Wearing a circa 1935 Flato brooch with a value of $35,000 on loan from a Chicago collector, Bray exposed the jeweler to an attentive library crowd of over two dozen people.

Flato was born in Texas in 1900 and ventured to New York in the 20s to attend Columbia University. He briefly apprenticed for a Swiss watchmaker then, at age 27, opened his own boutique on 57th Street catering to socialites, Wall Streeters and the fashion conscious. He was flamboyant and loud and enlisted debutantes to model his work.

He collaborated with Harry Winston, who supplied him with gems, and worked with a team of designers to create pieces with complete originality. Flato was often inspired by nature, particularly leaves, and liked to add a touch of whimsy to his creations. He was also influenced by the Surrealist Art movement in Europe, as well as earlier eras like the Victorian age. Often, he would collaborate on a design with his customers, like Standard Oil heiress Millicent Rogers Balcom.

Flato’s most famous designer was Fulco, Duke of Verdura, with whom he shared a preference for a shocking use of color. They offered a line called “Verdura by Flato” before Verdura went on his own.

In the late 30s, Flato became hard of hearing and developed a line of brooches called “Deaf and Dumb” with hand symbols inspired by sign language.

His work was being featured regularly in Vogue and Harper’s Bazaar, which brought interest from the West Coast. Hollywood director George Cukor asked him to design jewelry for Katherine Hepburn for the film “Holiday.”

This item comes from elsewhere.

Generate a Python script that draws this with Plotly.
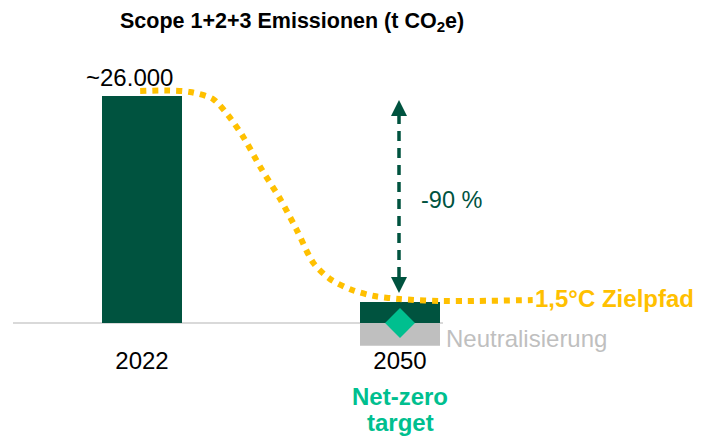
import plotly.graph_objects as go

# ---------------- data ----------------
years = [2022, 2050]
year_labels = ["2022", "2050"]
emissions = [26000, 2400]            # Scope 1+2+3 emissions (t CO2e)
neutral_years = [2050]
neutralisation = [-2600]             # neutralised residual emissions
path_years = [2021.8, 2024.6, 2027.2, 2029.7, 2031.4, 2033.0, 2034.9, 2037.0,
              2038.8, 2040.6, 2042.4, 2044.8, 2047.2, 2050.0, 2054.3, 2064.4]
path_values = [26570, 26630, 26460, 25660, 23710, 21300, 17750, 14200,
               10650, 6870, 5040, 3780, 3090, 2750, 2520, 2630]
reduction_label = "-90 %"
start_label = "~26.000"

# ---------------- layout constants ----------------
PAGE_W, PAGE_H = 707, 437
OFF = 8                              # default page margin around the figure
W, H = PAGE_W - OFF, PAGE_H - OFF
FONT = "Arial, 'Liberation Sans', sans-serif"
DARK = "#00533F"
TEAL = "#00BF8F"
YELLOW = "#FFC000"
GREY = "#BFBFBF"

PX_X0 = 142 - OFF           # figure pixel column of first category
PX_PER_YEAR = 258 / 28
PX_BASE = 323 - OFF         # figure pixel row of zero line
VAL_PER_PX = 26000 / 227

x_range = [years[0] - PX_X0 / PX_PER_YEAR, years[0] + (W - PX_X0) / PX_PER_YEAR]
y_range = [-(H - PX_BASE) * VAL_PER_PX, PX_BASE * VAL_PER_PX]


def px(xp):
    """page pixel column -> paper fraction"""
    return (xp - OFF) / W


def py(yp):
    """page pixel row -> paper fraction"""
    return 1 - (yp - OFF) / H


fig = go.Figure()

fig.add_trace(go.Bar(x=years, y=emissions, width=80 / PX_PER_YEAR,
                     marker=dict(color=DARK, line=dict(width=0)),
                     hoverinfo="skip"))
fig.add_trace(go.Bar(x=neutral_years, y=neutralisation, width=80 / PX_PER_YEAR,
                     marker=dict(color=GREY, line=dict(width=0)),
                     hoverinfo="skip"))
fig.add_trace(go.Scatter(x=path_years, y=path_values, mode="lines",
                         line=dict(color=YELLOW, width=6, dash="dot",
                                   shape="spline", smoothing=0.8),
                         hoverinfo="skip"))
fig.add_trace(go.Scatter(x=neutral_years, y=[0], mode="markers",
                         marker=dict(symbol="diamond", size=23, color=TEAL,
                                     line=dict(width=0)),
                         hoverinfo="skip"))

shapes = []
# zero line
shapes.append(dict(type="line", xref="paper", yref="y", x0=px(13), x1=px(443),
                   y0=0, y1=0, line=dict(color="#D9D9D9", width=2), layer="below"))
# dashed double arrow
ax = 399
shapes.append(dict(type="line", xref="paper", yref="paper", x0=px(ax), x1=px(ax),
                   y0=py(114), y1=py(279), line=dict(color=DARK, width=3.5, dash="10px,7px")))
shapes.append(dict(type="path", xref="paper", yref="paper", fillcolor=DARK, line=dict(width=0),
                   path=f"M {px(ax)},{py(100)} L {px(ax+8)},{py(116)} L {px(ax-8)},{py(116)} Z"))
shapes.append(dict(type="path", xref="paper", yref="paper", fillcolor=DARK, line=dict(width=0),
                   path=f"M {px(ax)},{py(293)} L {px(ax+8)},{py(277)} L {px(ax-8)},{py(277)} Z"))

annotations = [
    dict(text=start_label, x=px(129), y=py(77), font=dict(size=24, color="black")),
    dict(text=reduction_label, x=px(452), y=py(200), font=dict(size=23.5, color=DARK)),
    dict(text="<b>1,5°C Zielpfad</b>", x=px(533), y=py(298), xanchor="left",
         font=dict(size=24, color=YELLOW)),
    dict(text="Neutralisierung", x=px(444), y=py(338), xanchor="left",
         font=dict(size=24, color=GREY)),
    dict(text="<b>Net-zero</b>", x=px(400), y=py(396), font=dict(size=24, color=TEAL)),
    dict(text="<b>target</b>", x=px(400), y=py(422), font=dict(size=24, color=TEAL)),
]
for a in annotations:
    a.update(xref="paper", yref="paper", showarrow=False)
    a.setdefault("xanchor", "center")
    a.setdefault("yanchor", "middle")

fig.update_layout(
    width=W, height=H,
    margin=dict(l=0, r=0, t=0, b=0),
    paper_bgcolor="white", plot_bgcolor="white",
    font=dict(family=FONT, color="black"),
    showlegend=False,
    barmode="relative",
    title=dict(text="<b>Scope 1+2+3 Emissionen (t CO<sub>2</sub>e)</b>",
               x=px(120), xanchor="left", xref="paper",
               y=py(20), yanchor="middle", yref="paper",
               font=dict(size=21.5, color="black", family=FONT)),
    xaxis=dict(range=x_range, tickmode="array", tickvals=years, ticktext=year_labels,
               showgrid=False, zeroline=False, showline=False, ticks="",
               anchor="free", position=py(323), ticklabelstandoff=21,
               tickfont=dict(size=24, color="black"), fixedrange=True),
    yaxis=dict(range=y_range, visible=False, showgrid=False, zeroline=False, fixedrange=True),
    shapes=shapes,
    annotations=annotations,
)

fig.write_html("out.html")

Ultimately, Flato opened a boutique on Sunset Blvd. in Hollywood and became the go-to of celebrities and film producers for custom jewelry creations. His clients included leading actresses Rita Hayworth, Greta Garbo, Paulette Goddard, Vivian Leigh, Marlene Dietrich, Joan Crawford and Ginger Rogers.

Several events in the early 1940s altered Flato’s course. A robbery netted $50,000 from his boutique, the Japanese attacked Pearl Harbor pulling America into WWII and forcing Americans to reprioritize spending, and a $60,000 diamond on loan to him vanished from his shop. With regard to the latter, an investigation found that he had been pawning consignment pieces and he was charged with grand larceny. He traded a designer suit for prison grays at Sing Sing for a term of 18 months.

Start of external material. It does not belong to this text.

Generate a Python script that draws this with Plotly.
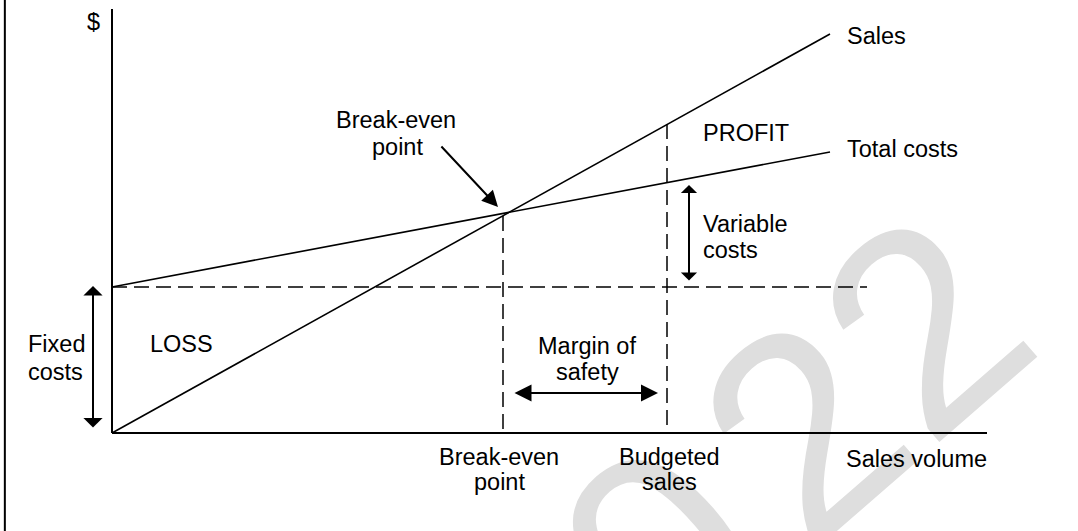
import base64
import plotly.graph_objects as go

FONT_FAMILY = 'Liberation Sans, Arial, sans-serif'
FONT_SIZE = 23.5

# ── Data (sales volume in units, money in $) ─────────────────────────────────
VOLUME = [0, 718]                 # start / end of the sales & cost lines
SALES = [0, 399]
TOTAL_COSTS = [146, 281]
FIXED_COSTS = 146
FIXED_LINE_END = 755
BREAK_EVEN_VOLUME = 391
BREAK_EVEN_SALES = 217
BUDGETED_VOLUME = 555
BUDGETED_SALES = 309
AXIS_X_END = 875
AXIS_Y_END = 424

# ── Labels: (text, x, y, xanchor) in data coordinates ────────────────────────
LABELS = [
    ('$', -19, 411, 'center'),
    ('Break-even', 284, 313, 'center'),
    ('point', 285, 286, 'center'),
    ('Sales', 733, 397, 'left'),
    ('PROFIT', 634, 300, 'center'),
    ('Total costs', 733, 284, 'left'),
    ('Variable', 589, 209, 'left'),
    ('costs', 589, 183, 'left'),
    ('Fixed', -86, 89, 'left'),
    ('costs', -86, 61, 'left'),
    ('LOSS', 36, 89, 'left'),
    ('Margin of', 475, 87, 'center'),
    ('safety', 475, 61, 'center'),
    ('Break-even', 387, -24, 'center'),
    ('point', 387, -49, 'center'),
    ('Budgeted', 557, -24, 'center'),
    ('sales', 557, -49, 'center'),
    ('Sales volume', 732, -26, 'left'),
]

BLACK = '#000000'
DASH = '15px,7px'

fig = go.Figure()


def add_line(x, y, width=1.6, dash=None):
    fig.add_trace(go.Scatter(
        x=x, y=y, mode='lines',
        line=dict(color=BLACK, width=width, dash=dash),
        hoverinfo='skip', showlegend=False,
    ))


# axes drawn as lines
add_line([0, AXIS_X_END], [0, 0], width=2)
add_line([0, 0], [0, AXIS_Y_END], width=2)

# dashed guides
add_line([0, FIXED_LINE_END], [FIXED_COSTS, FIXED_COSTS], width=1.5, dash=DASH)
add_line([BREAK_EVEN_VOLUME, BREAK_EVEN_VOLUME], [BREAK_EVEN_SALES, 0], width=1.5, dash=DASH)
add_line([BUDGETED_VOLUME, BUDGETED_VOLUME], [BUDGETED_SALES, 0], width=1.5, dash=DASH)

# sales and total costs
add_line(VOLUME, SALES)
add_line(VOLUME, TOTAL_COSTS)

annotations = []
for text, x, y, anchor in LABELS:
    annotations.append(dict(
        x=x, y=y, xref='x', yref='y', text=text, showarrow=False,
        xanchor=anchor, yanchor='middle',
        font=dict(family=FONT_FAMILY, size=FONT_SIZE, color=BLACK),
    ))


def arrow(x0, y0, x1, y1, head, size, both=False):
    d = dict(
        x=x1, y=y1, ax=x0, ay=y0,
        xref='x', yref='y', axref='x', ayref='y',
        text='', showarrow=True,
        arrowhead=head, arrowsize=size, arrowwidth=2, arrowcolor=BLACK,
    )
    if both:
        d.update(arrowside='end+start', startarrowhead=head, startarrowsize=size)
    return d


annotations += [
    arrow(-19, 4, -19, 147, 1, 1.6, both=True),         # fixed costs
    arrow(577, 151, 577, 248, 1, 1.35, both=True),      # variable costs
    arrow(401, 40, 546, 40, 2, 1.7, both=True),         # margin of safety
    arrow(328, 288, 386, 226, 2, 1.6),                  # break-even pointer
]

# light watermark behind the drawing
X0, Y0 = 547, 783
svg = (
    '<svg xmlns="http://www.w3.org/2000/svg" width="1078" height="531" '
    'viewBox="0 0 1078 531">'
    f'<text x="{X0}" y="{Y0}" transform="rotate(-41 {X0} {Y0})" '
    'font-family="Liberation Sans, Arial, sans-serif" font-size="285" '
    'fill="#dedede">20<tspan dx="30">22</tspan></text></svg>'
)
watermark = 'data:image/svg+xml;base64,' + base64.b64encode(svg.encode()).decode()

fig.update_layout(
    width=1078, height=531,
    margin=dict(l=0, r=0, t=0, b=0),
    paper_bgcolor='white',
    plot_bgcolor='rgba(0,0,0,0)',
    showlegend=False,
    xaxis=dict(range=[-112, 966], visible=False, fixedrange=True),
    yaxis=dict(range=[-98, 433], visible=False, fixedrange=True),
    annotations=annotations,
    images=[dict(
        source=watermark, xref='paper', yref='paper',
        x=0, y=1, sizex=1, sizey=1, xanchor='left', yanchor='top',
        sizing='stretch', layer='below',
    )],
    shapes=[dict(
        type='line', xref='paper', yref='paper',
        x0=0.0045, x1=0.0045, y0=0, y1=1,
        line=dict(color=BLACK, width=2),
    )],
)

# page body has a default 8px margin; drop it so the figure fills the window
fig.write_html(
    'out.html',
    config={'displayModeBar': False},
    post_script="document.body.style.margin='0';",
)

In the 50s, Winston and Verdura replaced him as the glitterati’s jeweler of choice and he subsequently left the U.S. for Mexico where, in 1970, he opened a tiny boutique. It wasn’t until 1990 that he returned to the U.S., where his work and designs had gained high ticket collector value. He passed at age 99 in July 1999.

“He defied the odds of rising from the grassroots of Texas to the limelight of Hollywood,” said Bray, “and from the shame of being imprisoned to the pleasure of being accepted again in high society. This uniquely talented legend of the twentieth century has finally found his place in history.”